The safety of 200 pre-primary students of Kid's Land Pre-school in Kandivli now hangs in the balance after the BMC's R-South ward carried out a demolition of an illegal extended wall on that used to give the students outdoor space.
The school area comprises of 4 shops on the ground floor of a building in Kum Kum society in Charkop, with an extension in the front leading up to the gate. The civic body took the action on Monday, after the residents of the society complained that the open space of the society was being impinged upon by the school.
The society had initially complained about its open space being taken up by shop owner Mukesh Savla who runs the pre-primary school and uses the space exclusively. The BMC's R-South ward first sent an order to Savla in June to remove the illegal structure within 15 days, failing which they would carry out a demolition.
Mukesh Savla, principal of the school and proprietor said, “The school has been run on the same premises since 1995, but no one objected till last year.

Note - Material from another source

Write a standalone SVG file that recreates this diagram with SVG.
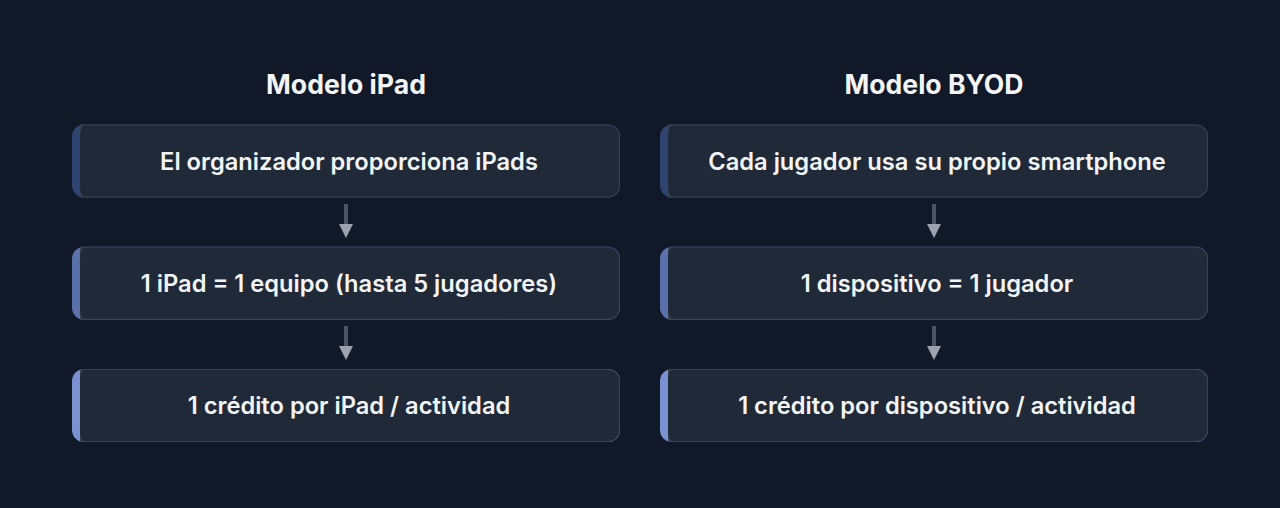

Society members started asking me to remove the walls of the school's open space or pay a penalty of Rs 10,000, which is illegal. I tried to convince them that the wall was built for the security of the children, as the society gate is behind the school. However, the society went ahead and complained to the BMC who demolished my wall on Monday during school hours.”
The move by the civic body received strong reactions from parents of students at the school. Yusuf Sheikh, a parent said, “We were helplessly watching the BMC demolishing our children's school wall.
We don’t understand why the society didn’t object to the wall in the last 15 years and why the demolition was done all of a sudden this year. Now the parents are concerned for the security of their children.”
Another angry parent, Sachin Ghag said, “My daughter is three years old and was inside the school when the demolition happened. My question is, was it a restaurant bar that was making money, or was there any wrong activity happening that they demolished the walls that were protecting the children? If BMC finds the protection walls for our children illegal, they should go around the area and demolish everything that is illegal.”
Pre-primary students at the school pay fees of Rs 20,000 annually. The school has been running on the society premises since 1995. Std I to IV in the four shops started in 2001. While pre-primary comprises of 250 students, Std I to IV have 375 students.
Sanjog Kabre, ward officer of R-south ward, said, “The demolition was done as the society complained that the wall was built illegally by the shop owner. If the shop owner had gone with the revised plan of their society and asked for approval from the building proposal department, the demolition could have been avoided. The demolition that took place was with prior intimation.”
The other side
Nancy Khajanchi, society chairman, said, “The number of cars (in the society) are increasing and there is no space for us to park. The demolition that occurred was done legally by the BMC. We gave Savla the chance to renounce ownership of the open space as it was not his to use exclusively. However, he ignored our pleas and continued to use the open space for his school.”
Rajesh Gor, committee member and ex-secretary of the society, said, “Savla can use the open space in front of his shops, but he cannot enclose the open space by walls illegally and use the premises exclusively for himself. Savla assured us that he would demolish the wall himself, but he didn’t do so. Work on a new society gate had started fifteen days back, which we are bringing forward.”